Tant qu’il y aura des menaces, la mission continue
« Je me sens définitivement libre du jugement des autres y compris ma famille. » Cette force d’exister dans une société hostile, ce n’est pas simple tous les jours. « Je suis habituée à être menacée, c’est une conséquence de la mise en avant de mon travail. Ça ne m’a jamais empêchée de continuer. Je savais dès le début que ce serait une mission très difficile qui implique de recevoir des menaces chaque jour, d’être insultée et de faire des sacrifices familiaux. Ces effets négatifs sont le reflet du véritable visage de la société patriarcale dans laquelle je vis. Ces menaces ne me rendent pas triste mais me motivent au contraire à continuer ma lutte. »

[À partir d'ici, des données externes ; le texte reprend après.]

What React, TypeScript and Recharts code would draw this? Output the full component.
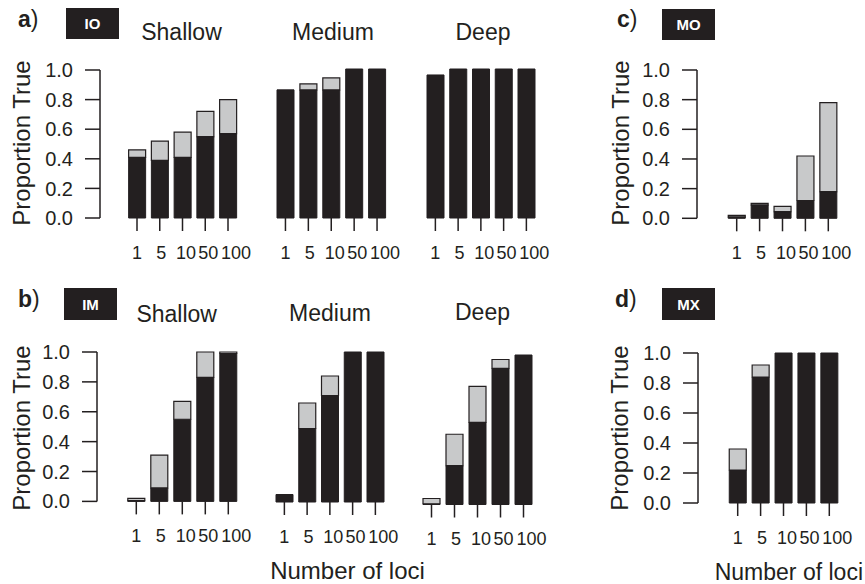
import { BarChart, Bar, XAxis, YAxis } from "recharts";

const loci = ["1", "5", "10", "50", "100"];
const yTicks = [0, 0.2, 0.4, 0.6, 0.8, 1.0];
// the tick labels in the original sit a little right of their ticks, more so for the wider ones
const labelShift = [0, 1.5, 3.5, 3, 8];

// a) IO
const ioShallowDark = [0.41, 0.39, 0.41, 0.55, 0.57];
const ioShallowLight = [0.05, 0.13, 0.17, 0.17, 0.23];
const ioMediumDark = [0.86, 0.86, 0.86, 1.0, 1.0];
const ioMediumLight = [0, 0.04, 0.08, 0, 0];
const ioDeepDark = [0.96, 1.0, 1.0, 1.0, 1.0];
const ioDeepLight = [0, 0, 0, 0, 0];

// b) IM
const imShallowDark = [0.005, 0.09, 0.55, 0.83, 0.99];
const imShallowLight = [0.015, 0.22, 0.12, 0.17, 0.01];
const imMediumDark = [0.05, 0.49, 0.71, 1.0, 1.0];
const imMediumLight = [0, 0.17, 0.13, 0, 0];
const imDeepDark = [0.005, 0.26, 0.55, 0.91, 1.0];
const imDeepLight = [0.035, 0.21, 0.24, 0.06, 0];

// c) MO
const moDark = [0.01, 0.09, 0.045, 0.12, 0.18];
const moLight = [0.01, 0.01, 0.035, 0.3, 0.6];

// d) MX
const mxDark = [0.22, 0.84, 1.0, 1.0, 1.0];
const mxLight = [0.14, 0.08, 0, 0, 0];

const INK = "#231f20";
const GREY = "#c8c9ca";
const FONT = "'Liberation Sans', Arial, Helvetica, sans-serif";

function rows(dark: number[], light: number[]) {
  return loci.map((l, i) => ({ locus: l, dark: dark[i], light: light[i] }));
}

function LociTick(props: any) {
  const { x, y, payload, index } = props;
  return (
    <text x={x + (labelShift[index] || 0)} y={y} dy="0.71em" textAnchor="middle" fill={INK} fontSize={18} fontFamily={FONT}>
      {payload.value}
    </text>
  );
}

interface SubChartProps {
  dark: number[];
  light: number[];
  top: number;
  bottom: number;
  firstCenter: number;
  pitch: number;
  axisX?: number;
}

function SubChart({ dark, light, top, bottom, firstCenter, pitch, axisX }: SubChartProps) {
  const showY = axisX !== undefined;
  const yW = showY ? 70 : 0;
  const plotLeft = showY ? (axisX as number) : firstCenter - pitch / 2;
  const padL = firstCenter - pitch / 2 - plotLeft;
  const plotW = padL + 5 * pitch;
  const mTop = 12;
  const mRight = 30;
  const xH = 50;
  const w = yW + plotW + mRight;
  const h = mTop + (bottom - top) + xH;
  return (
    <div style={{ position: "absolute", left: plotLeft - yW, top: top - mTop }}>
      <BarChart
        width={w}
        height={h}
        data={rows(dark, light)}
        margin={{ top: mTop, right: mRight, bottom: 0, left: 0 }}
      >
        <XAxis
          dataKey="locus"
          type="category"
          height={xH}
          padding={{ left: padL, right: 0 }}
          axisLine={false}
          tickLine={{ stroke: INK, strokeWidth: 1.5 }}
          tickSize={13}
          tickMargin={15}
          interval={0}
          tick={<LociTick />}
        />
        <YAxis
          hide={!showY}
          width={yW}
          domain={[0, 1]}
          ticks={yTicks}
          tickFormatter={(v: number) => v.toFixed(1)}
          axisLine={{ stroke: INK, strokeWidth: 1.5 }}
          tickLine={{ stroke: INK, strokeWidth: 1.5 }}
          tickSize={15}
          tickMargin={12}
          tick={{ fill: INK, fontSize: 20, fontFamily: FONT }}
        />
        <Bar dataKey="dark" stackId="s" fill={INK} stroke={INK} strokeWidth={1} barSize={17} isAnimationActive={false} />
        <Bar dataKey="light" stackId="s" fill={GREY} stroke={INK} strokeWidth={1.2} barSize={17} isAnimationActive={false} />
      </BarChart>
    </div>
  );
}

function Tag({ x, y, w, h, label }: { x: number; y: number; w: number; h: number; label: string }) {
  return (
    <g>
      <rect x={x} y={y} width={w} height={h} fill={INK} />
      <text x={x + w / 2} y={y + h / 2 + 5.5} textAnchor="middle" fill="#fff" fontSize={15} fontWeight="bold">
        {label}
      </text>
    </g>
  );
}

function YTitle({ x, y }: { x: number; y: number }) {
  return (
    <text x={x} y={y} transform={`rotate(-90 ${x} ${y})`} textAnchor="middle" fontSize={24} fill={INK}>
      Proportion True
    </text>
  );
}

function PanelLetter({ x, y, letter }: { x: number; y: number; letter: string }) {
  return (
    <text x={x} y={y} fontSize={23} fill={INK}>
      <tspan fontWeight="bold">{letter}</tspan>)
    </text>
  );
}

export default function App() {
  return (
    <div style={{ position: "absolute", left: 0, top: 0, width: 865, height: 584, background: "#fff", fontFamily: FONT, overflow: "hidden" }}>
      {/* a) IO */}
      <SubChart dark={ioShallowDark} light={ioShallowLight} top={69.5} bottom={217.5} firstCenter={137} pitch={22.75} axisX={100} />
      <SubChart dark={ioMediumDark} light={ioMediumLight} top={68.5} bottom={217.5} firstCenter={285} pitch={22.9} />
      <SubChart dark={ioDeepDark} light={ioDeepLight} top={68.5} bottom={217.5} firstCenter={435.7} pitch={22.75} />
      {/* c) MO */}
      <SubChart dark={moDark} light={moLight} top={70} bottom={218.3} firstCenter={737} pitch={22.9} axisX={697.3} />
      {/* b) IM */}
      <SubChart dark={imShallowDark} light={imShallowLight} top={352.3} bottom={501.7} firstCenter={136} pitch={23} axisX={96.7} />
      <SubChart dark={imMediumDark} light={imMediumLight} top={351.5} bottom={501.5} firstCenter={284} pitch={22.75} />
      <SubChart dark={imDeepDark} light={imDeepLight} top={354.5} bottom={504} firstCenter={431} pitch={23} />
      {/* d) MX */}
      <SubChart dark={mxDark} light={mxLight} top={352.7} bottom={502.7} firstCenter={738} pitch={22.9} axisX={698.3} />

      <svg width={865} height={584} style={{ position: "absolute", left: 0, top: 0, pointerEvents: "none" }} fontFamily={FONT}>
        <PanelLetter x={18} y={27} letter="a" />
        <Tag x={66} y={8} w={53} h={31} label="IO" />
        <text x={181.5} y={40} textAnchor="middle" fontSize={23} fill={INK}>Shallow</text>
        <text x={333} y={40} textAnchor="middle" fontSize={23} fill={INK}>Medium</text>
        <text x={483} y={39.5} textAnchor="middle" fontSize={23} fill={INK}>Deep</text>
        <YTitle x={30} y={143} />

        <PanelLetter x={617} y={27} letter="c" />
        <Tag x={662} y={9} w={53} h={31} label="MO" />
        <YTitle x={629} y={143} />

        <PanelLetter x={18} y={307} letter="b" />
        <Tag x={64} y={288} w={53} h={32} label="IM" />
        <text x={176.7} y={321.5} textAnchor="middle" fontSize={23} fill={INK}>Shallow</text>
        <text x={330} y={320.7} textAnchor="middle" fontSize={23} fill={INK}>Medium</text>
        <text x={482.5} y={319.5} textAnchor="middle" fontSize={23} fill={INK}>Deep</text>
        <YTitle x={30} y={428} />
        <text x={347.5} y={579} textAnchor="middle" fontSize={24} fill={INK}>Number of loci</text>

        <PanelLetter x={615} y={307} letter="d" />
        <Tag x={662} y={288} w={53} h={32} label="MX" />
        <YTitle x={628} y={428} />
        <text x={863} y={580} textAnchor="end" fontSize={23} fill={INK}>Number of loci</text>
      </svg>
    </div>
  );
}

Quand on lui demande si elle pense que les femmes arabes sont victimes de stéréotypes dans les yeux des Occidentaux, Zainab Fasiki répond avec intérêt : « Cette question est importante car souvent, on me dit que ce que je fais c’est juste le résultat du féminisme occidental mais pour moi la liberté est universelle, sans nationalité, sans ancrage local. Quand je défends la liberté de la femme, je défends la femme qui veut être nue mais qu’on empêche de vivre comme elle l’entend, mais je défends aussi la liberté de la femme qui veut porter le voile mais qui est forcée de l’enlever. Dans toutes les situations, je me bats pour la liberté de choix de la femme dans un monde patriarcal. Et pour moi, ce combat n’a rien à voir avec l’influence des pays occidentaux, nous les femmes de la région MENA, on veut totalement être libérée de stéréotypes de soumission. »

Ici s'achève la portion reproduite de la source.